### Exercise prompt
Restate each line word for word. Leave out every picture.

-- START OF Provided material --

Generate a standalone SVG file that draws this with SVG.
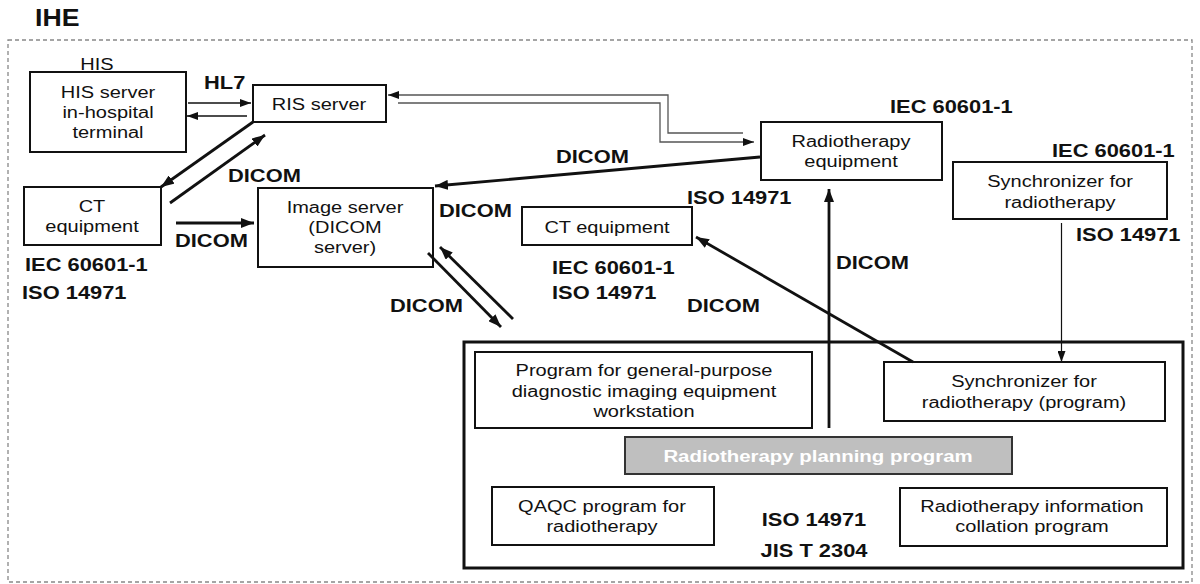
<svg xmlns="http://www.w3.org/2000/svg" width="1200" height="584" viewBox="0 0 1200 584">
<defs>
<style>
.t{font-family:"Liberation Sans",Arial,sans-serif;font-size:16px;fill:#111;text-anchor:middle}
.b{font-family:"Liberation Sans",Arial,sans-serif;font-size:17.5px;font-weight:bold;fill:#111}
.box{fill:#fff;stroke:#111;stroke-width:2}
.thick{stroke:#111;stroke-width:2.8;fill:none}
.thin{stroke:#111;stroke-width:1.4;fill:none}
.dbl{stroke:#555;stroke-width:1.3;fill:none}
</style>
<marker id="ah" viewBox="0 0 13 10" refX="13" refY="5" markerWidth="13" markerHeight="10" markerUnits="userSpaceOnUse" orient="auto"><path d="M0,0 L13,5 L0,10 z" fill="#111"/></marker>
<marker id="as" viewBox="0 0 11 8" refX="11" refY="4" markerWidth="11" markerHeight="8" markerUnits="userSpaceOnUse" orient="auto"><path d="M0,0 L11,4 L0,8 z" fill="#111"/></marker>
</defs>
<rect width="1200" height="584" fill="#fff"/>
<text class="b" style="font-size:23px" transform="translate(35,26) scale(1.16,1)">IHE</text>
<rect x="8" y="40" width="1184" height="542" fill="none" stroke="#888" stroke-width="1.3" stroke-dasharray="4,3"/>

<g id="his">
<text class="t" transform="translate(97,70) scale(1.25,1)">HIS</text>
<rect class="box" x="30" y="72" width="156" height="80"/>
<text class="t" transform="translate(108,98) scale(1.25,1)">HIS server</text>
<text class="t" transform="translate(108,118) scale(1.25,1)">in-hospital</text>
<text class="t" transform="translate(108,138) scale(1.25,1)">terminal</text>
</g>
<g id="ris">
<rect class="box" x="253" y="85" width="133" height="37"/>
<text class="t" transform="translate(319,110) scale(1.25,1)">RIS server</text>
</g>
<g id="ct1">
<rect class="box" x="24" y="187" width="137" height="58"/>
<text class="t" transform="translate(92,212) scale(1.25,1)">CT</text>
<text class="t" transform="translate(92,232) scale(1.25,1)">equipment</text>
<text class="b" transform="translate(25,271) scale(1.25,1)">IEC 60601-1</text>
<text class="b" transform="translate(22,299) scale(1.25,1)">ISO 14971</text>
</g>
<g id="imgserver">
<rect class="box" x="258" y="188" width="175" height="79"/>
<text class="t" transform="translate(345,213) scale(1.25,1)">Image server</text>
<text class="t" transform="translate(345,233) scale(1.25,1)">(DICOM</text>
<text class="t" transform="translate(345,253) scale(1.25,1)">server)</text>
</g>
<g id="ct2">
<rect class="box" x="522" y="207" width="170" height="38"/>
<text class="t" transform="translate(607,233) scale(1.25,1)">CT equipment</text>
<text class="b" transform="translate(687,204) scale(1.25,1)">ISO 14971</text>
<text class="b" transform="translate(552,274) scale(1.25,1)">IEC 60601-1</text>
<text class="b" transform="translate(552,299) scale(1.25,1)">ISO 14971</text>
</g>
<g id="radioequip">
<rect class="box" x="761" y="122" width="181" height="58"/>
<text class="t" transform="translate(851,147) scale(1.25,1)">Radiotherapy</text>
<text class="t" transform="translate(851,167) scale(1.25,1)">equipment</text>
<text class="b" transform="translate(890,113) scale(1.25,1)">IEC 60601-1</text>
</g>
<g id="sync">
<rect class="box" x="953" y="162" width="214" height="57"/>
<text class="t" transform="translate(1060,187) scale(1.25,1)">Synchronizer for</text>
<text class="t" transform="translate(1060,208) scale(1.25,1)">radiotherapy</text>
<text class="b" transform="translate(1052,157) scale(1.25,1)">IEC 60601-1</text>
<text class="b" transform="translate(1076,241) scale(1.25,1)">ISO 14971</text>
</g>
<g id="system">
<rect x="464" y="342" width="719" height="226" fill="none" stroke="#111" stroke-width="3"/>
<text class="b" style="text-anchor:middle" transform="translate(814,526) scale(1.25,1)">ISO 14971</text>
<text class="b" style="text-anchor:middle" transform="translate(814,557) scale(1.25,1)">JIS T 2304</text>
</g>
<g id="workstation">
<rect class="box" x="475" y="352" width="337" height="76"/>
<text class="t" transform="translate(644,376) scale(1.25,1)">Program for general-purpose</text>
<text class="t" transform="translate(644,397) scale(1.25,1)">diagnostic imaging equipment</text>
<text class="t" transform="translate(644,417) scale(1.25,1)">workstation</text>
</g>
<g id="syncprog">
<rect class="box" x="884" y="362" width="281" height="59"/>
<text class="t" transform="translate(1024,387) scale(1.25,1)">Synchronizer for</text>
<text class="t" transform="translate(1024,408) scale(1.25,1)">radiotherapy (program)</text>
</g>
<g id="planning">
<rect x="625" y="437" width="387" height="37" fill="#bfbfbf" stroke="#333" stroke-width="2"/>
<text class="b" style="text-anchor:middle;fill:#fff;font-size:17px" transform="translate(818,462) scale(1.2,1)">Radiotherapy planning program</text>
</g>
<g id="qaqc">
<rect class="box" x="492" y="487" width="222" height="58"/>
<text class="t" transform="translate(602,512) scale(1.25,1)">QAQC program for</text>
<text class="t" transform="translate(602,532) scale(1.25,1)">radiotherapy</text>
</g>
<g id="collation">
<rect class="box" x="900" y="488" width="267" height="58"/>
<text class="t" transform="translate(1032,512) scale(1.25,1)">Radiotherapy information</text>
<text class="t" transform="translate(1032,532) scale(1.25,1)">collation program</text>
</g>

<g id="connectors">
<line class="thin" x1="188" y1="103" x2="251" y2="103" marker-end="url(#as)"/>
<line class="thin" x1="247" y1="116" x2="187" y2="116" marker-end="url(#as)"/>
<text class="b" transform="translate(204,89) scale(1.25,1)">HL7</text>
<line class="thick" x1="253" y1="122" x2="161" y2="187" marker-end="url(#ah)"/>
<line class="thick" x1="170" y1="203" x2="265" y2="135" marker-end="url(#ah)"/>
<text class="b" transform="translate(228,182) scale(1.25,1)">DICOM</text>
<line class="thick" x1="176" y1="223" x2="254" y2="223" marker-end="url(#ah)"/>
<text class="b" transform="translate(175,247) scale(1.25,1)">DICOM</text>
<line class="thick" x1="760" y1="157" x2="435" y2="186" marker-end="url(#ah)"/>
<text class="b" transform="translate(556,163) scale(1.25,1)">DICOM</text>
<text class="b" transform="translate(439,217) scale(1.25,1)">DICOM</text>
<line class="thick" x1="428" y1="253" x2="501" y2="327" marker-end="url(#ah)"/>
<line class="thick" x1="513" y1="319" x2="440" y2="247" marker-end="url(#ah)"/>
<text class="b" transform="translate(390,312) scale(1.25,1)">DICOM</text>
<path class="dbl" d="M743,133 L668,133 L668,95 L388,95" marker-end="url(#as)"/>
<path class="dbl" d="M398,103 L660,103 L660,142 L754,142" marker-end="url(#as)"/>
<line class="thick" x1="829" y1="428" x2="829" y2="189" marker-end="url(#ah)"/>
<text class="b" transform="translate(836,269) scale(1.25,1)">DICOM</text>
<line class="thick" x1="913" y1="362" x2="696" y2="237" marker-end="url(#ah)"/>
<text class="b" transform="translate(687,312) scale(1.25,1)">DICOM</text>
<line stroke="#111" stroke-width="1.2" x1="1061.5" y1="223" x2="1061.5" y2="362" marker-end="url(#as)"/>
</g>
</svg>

-- END OF Provided material --

### The solution
Generate a standalone SVG file that draws this with SVG.
<svg xmlns="http://www.w3.org/2000/svg" width="1200" height="584" viewBox="0 0 1200 584">
<defs>
<style>
.t{font-family:"Liberation Sans",Arial,sans-serif;font-size:16px;fill:#111;text-anchor:middle}
.b{font-family:"Liberation Sans",Arial,sans-serif;font-size:17.5px;font-weight:bold;fill:#111}
.box{fill:#fff;stroke:#111;stroke-width:2}
.thick{stroke:#111;stroke-width:2.8;fill:none}
.thin{stroke:#111;stroke-width:1.4;fill:none}
.dbl{stroke:#555;stroke-width:1.3;fill:none}
</style>
<marker id="ah" viewBox="0 0 13 10" refX="13" refY="5" markerWidth="13" markerHeight="10" markerUnits="userSpaceOnUse" orient="auto"><path d="M0,0 L13,5 L0,10 z" fill="#111"/></marker>
<marker id="as" viewBox="0 0 11 8" refX="11" refY="4" markerWidth="11" markerHeight="8" markerUnits="userSpaceOnUse" orient="auto"><path d="M0,0 L11,4 L0,8 z" fill="#111"/></marker>
</defs>
<rect width="1200" height="584" fill="#fff"/>
<text class="b" style="font-size:23px" transform="translate(35,26) scale(1.16,1)">IHE</text>
<rect x="8" y="40" width="1184" height="542" fill="none" stroke="#888" stroke-width="1.3" stroke-dasharray="4,3"/>

<g id="his">
<text class="t" transform="translate(97,70) scale(1.25,1)">HIS</text>
<rect class="box" x="30" y="72" width="156" height="80"/>
<text class="t" transform="translate(108,98) scale(1.25,1)">HIS server</text>
<text class="t" transform="translate(108,118) scale(1.25,1)">in-hospital</text>
<text class="t" transform="translate(108,138) scale(1.25,1)">terminal</text>
</g>
<g id="ris">
<rect class="box" x="253" y="85" width="133" height="37"/>
<text class="t" transform="translate(319,110) scale(1.25,1)">RIS server</text>
</g>
<g id="ct1">
<rect class="box" x="24" y="187" width="137" height="58"/>
<text class="t" transform="translate(92,212) scale(1.25,1)">CT</text>
<text class="t" transform="translate(92,232) scale(1.25,1)">equipment</text>
<text class="b" transform="translate(25,271) scale(1.25,1)">IEC 60601-1</text>
<text class="b" transform="translate(22,299) scale(1.25,1)">ISO 14971</text>
</g>
<g id="imgserver">
<rect class="box" x="258" y="188" width="175" height="79"/>
<text class="t" transform="translate(345,213) scale(1.25,1)">Image server</text>
<text class="t" transform="translate(345,233) scale(1.25,1)">(DICOM</text>
<text class="t" transform="translate(345,253) scale(1.25,1)">server)</text>
</g>
<g id="ct2">
<rect class="box" x="522" y="207" width="170" height="38"/>
<text class="t" transform="translate(607,233) scale(1.25,1)">CT equipment</text>
<text class="b" transform="translate(687,204) scale(1.25,1)">ISO 14971</text>
<text class="b" transform="translate(552,274) scale(1.25,1)">IEC 60601-1</text>
<text class="b" transform="translate(552,299) scale(1.25,1)">ISO 14971</text>
</g>
<g id="radioequip">
<rect class="box" x="761" y="122" width="181" height="58"/>
<text class="t" transform="translate(851,147) scale(1.25,1)">Radiotherapy</text>
<text class="t" transform="translate(851,167) scale(1.25,1)">equipment</text>
<text class="b" transform="translate(890,113) scale(1.25,1)">IEC 60601-1</text>
</g>
<g id="sync">
<rect class="box" x="953" y="162" width="214" height="57"/>
<text class="t" transform="translate(1060,187) scale(1.25,1)">Synchronizer for</text>
<text class="t" transform="translate(1060,208) scale(1.25,1)">radiotherapy</text>
<text class="b" transform="translate(1052,157) scale(1.25,1)">IEC 60601-1</text>
<text class="b" transform="translate(1076,241) scale(1.25,1)">ISO 14971</text>
</g>
<g id="system">
<rect x="464" y="342" width="719" height="226" fill="none" stroke="#111" stroke-width="3"/>
<text class="b" style="text-anchor:middle" transform="translate(814,526) scale(1.25,1)">ISO 14971</text>
<text class="b" style="text-anchor:middle" transform="translate(814,557) scale(1.25,1)">JIS T 2304</text>
</g>
<g id="workstation">
<rect class="box" x="475" y="352" width="337" height="76"/>
<text class="t" transform="translate(644,376) scale(1.25,1)">Program for general-purpose</text>
<text class="t" transform="translate(644,397) scale(1.25,1)">diagnostic imaging equipment</text>
<text class="t" transform="translate(644,417) scale(1.25,1)">workstation</text>
</g>
<g id="syncprog">
<rect class="box" x="884" y="362" width="281" height="59"/>
<text class="t" transform="translate(1024,387) scale(1.25,1)">Synchronizer for</text>
<text class="t" transform="translate(1024,408) scale(1.25,1)">radiotherapy (program)</text>
</g>
<g id="planning">
<rect x="625" y="437" width="387" height="37" fill="#bfbfbf" stroke="#333" stroke-width="2"/>
<text class="b" style="text-anchor:middle;fill:#fff;font-size:17px" transform="translate(818,462) scale(1.2,1)">Radiotherapy planning program</text>
</g>
<g id="qaqc">
<rect class="box" x="492" y="487" width="222" height="58"/>
<text class="t" transform="translate(602,512) scale(1.25,1)">QAQC program for</text>
<text class="t" transform="translate(602,532) scale(1.25,1)">radiotherapy</text>
</g>
<g id="collation">
<rect class="box" x="900" y="488" width="267" height="58"/>
<text class="t" transform="translate(1032,512) scale(1.25,1)">Radiotherapy information</text>
<text class="t" transform="translate(1032,532) scale(1.25,1)">collation program</text>
</g>

<g id="connectors">
<line class="thin" x1="188" y1="103" x2="251" y2="103" marker-end="url(#as)"/>
<line class="thin" x1="247" y1="116" x2="187" y2="116" marker-end="url(#as)"/>
<text class="b" transform="translate(204,89) scale(1.25,1)">HL7</text>
<line class="thick" x1="253" y1="122" x2="161" y2="187" marker-end="url(#ah)"/>
<line class="thick" x1="170" y1="203" x2="265" y2="135" marker-end="url(#ah)"/>
<text class="b" transform="translate(228,182) scale(1.25,1)">DICOM</text>
<line class="thick" x1="176" y1="223" x2="254" y2="223" marker-end="url(#ah)"/>
<text class="b" transform="translate(175,247) scale(1.25,1)">DICOM</text>
<line class="thick" x1="760" y1="157" x2="435" y2="186" marker-end="url(#ah)"/>
<text class="b" transform="translate(556,163) scale(1.25,1)">DICOM</text>
<text class="b" transform="translate(439,217) scale(1.25,1)">DICOM</text>
<line class="thick" x1="428" y1="253" x2="501" y2="327" marker-end="url(#ah)"/>
<line class="thick" x1="513" y1="319" x2="440" y2="247" marker-end="url(#ah)"/>
<text class="b" transform="translate(390,312) scale(1.25,1)">DICOM</text>
<path class="dbl" d="M743,133 L668,133 L668,95 L388,95" marker-end="url(#as)"/>
<path class="dbl" d="M398,103 L660,103 L660,142 L754,142" marker-end="url(#as)"/>
<line class="thick" x1="829" y1="428" x2="829" y2="189" marker-end="url(#ah)"/>
<text class="b" transform="translate(836,269) scale(1.25,1)">DICOM</text>
<line class="thick" x1="913" y1="362" x2="696" y2="237" marker-end="url(#ah)"/>
<text class="b" transform="translate(687,312) scale(1.25,1)">DICOM</text>
<line stroke="#111" stroke-width="1.2" x1="1061.5" y1="223" x2="1061.5" y2="362" marker-end="url(#as)"/>
</g>
</svg>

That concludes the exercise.